Phone-hacking victim and former journalist Tom Rowland has joined an advisory panel at the Independent Press Standards Organisation.
Rowland, who was a staffer at the Daily Telegraph for ten years as well as writing for a number of national titles, is one of six members of the newly launched Readers’ Advisory Panel.
The panel met for the first time last month.
Its roles includes reviewing the Editors’ Code of Practice, providing comment to IPSO about issues on which it is consulting or developing guidance and acting as a point around which the public can feed back their experiences of the regulator.
Panellists include former private sector manager Connie Henry, academic Dr Kate Sang, PR manager Michael Curran, solicitor Nabila Zulfiqar and marketing agency owner Samantha McFarlane.
None of the panelists are employed by a publisher that is or could be regulated by IPSO.
Charlotte Urwin, IPSO’s head of standards, said: “Their input as readers will help inform IPSO’s important work around press standards and they will provide us with invaluable advice and expertise.”
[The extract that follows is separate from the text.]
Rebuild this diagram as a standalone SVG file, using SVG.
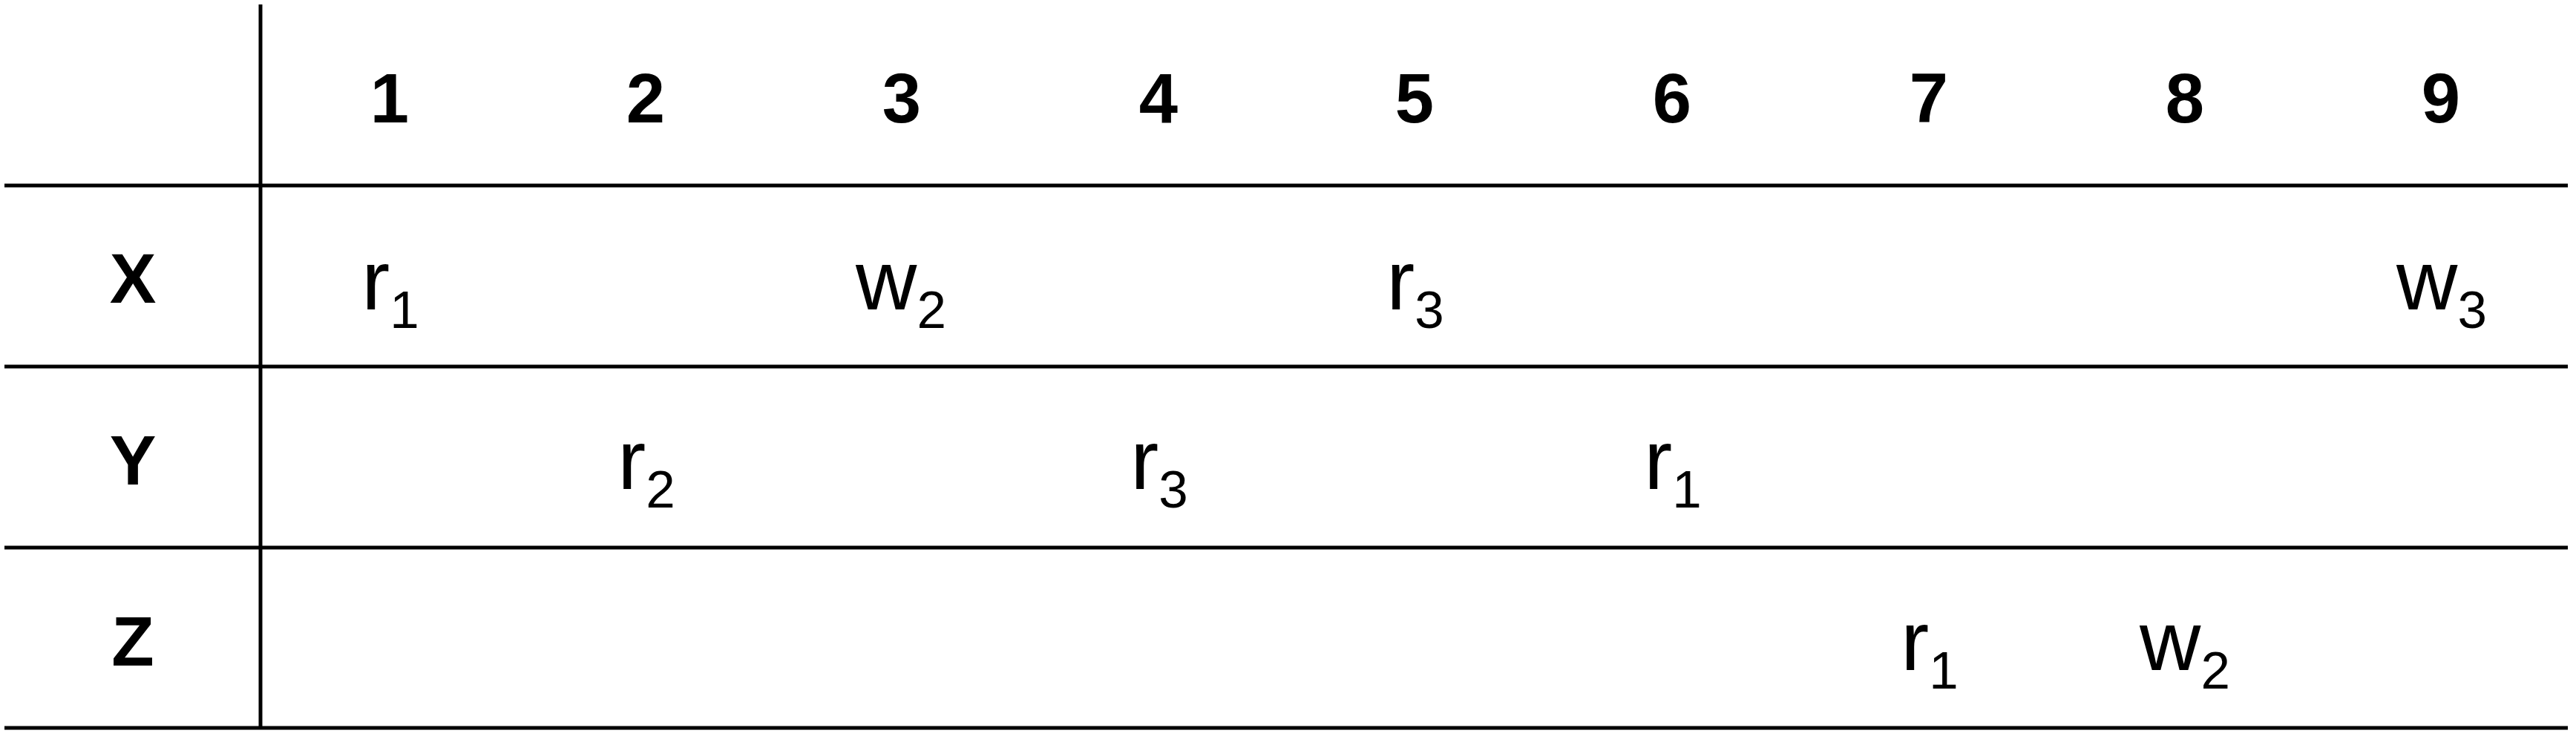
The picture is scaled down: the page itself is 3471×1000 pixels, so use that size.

IPSO has also set up a Journalists’ Advisory Panel to offer advice from the perspective of journalists. The panel is expected to meet for the first time next year, with members to be confirmed in January.
Rowland, who was the first national newspaper journalist to be exonerated after a Press Complaints Commission Inquiry, claimed his phone was hacked by staff at the News of the World.
He only becoming aware of the fact in August 2011 after his mobile phone provider told him it had given evidence to Met police about his account.
Calls from the NoW’s phone hub were made to his mobile number and remote voicemail access number, he said in a witness statement to the Leveson Inquiry.
“This activity was carried out on a huge scale, some days there were up to nine calls to my mobile number. In total, the hub was used to call my mobile more than 60 times.”
Rowland wrote about celebrity property for the Mail on Sunday from 2003-4 and spoke with a number of high profile individuals for a series of feature articles in the Times from 2004-6.
This together with his work writing about yachts and the world’s most expensive stamps led him to conclude that his phone had been hacked by the paper “to gleam information” about his high-profile contacts.
“As a journalist I am deeply unhappy that I had my phone hacked,” he told the inquiry.
But, he added: “Whilst the conduct of some tabloid journalists has been appalling, I am concerned about the impact this will have on press regulation.”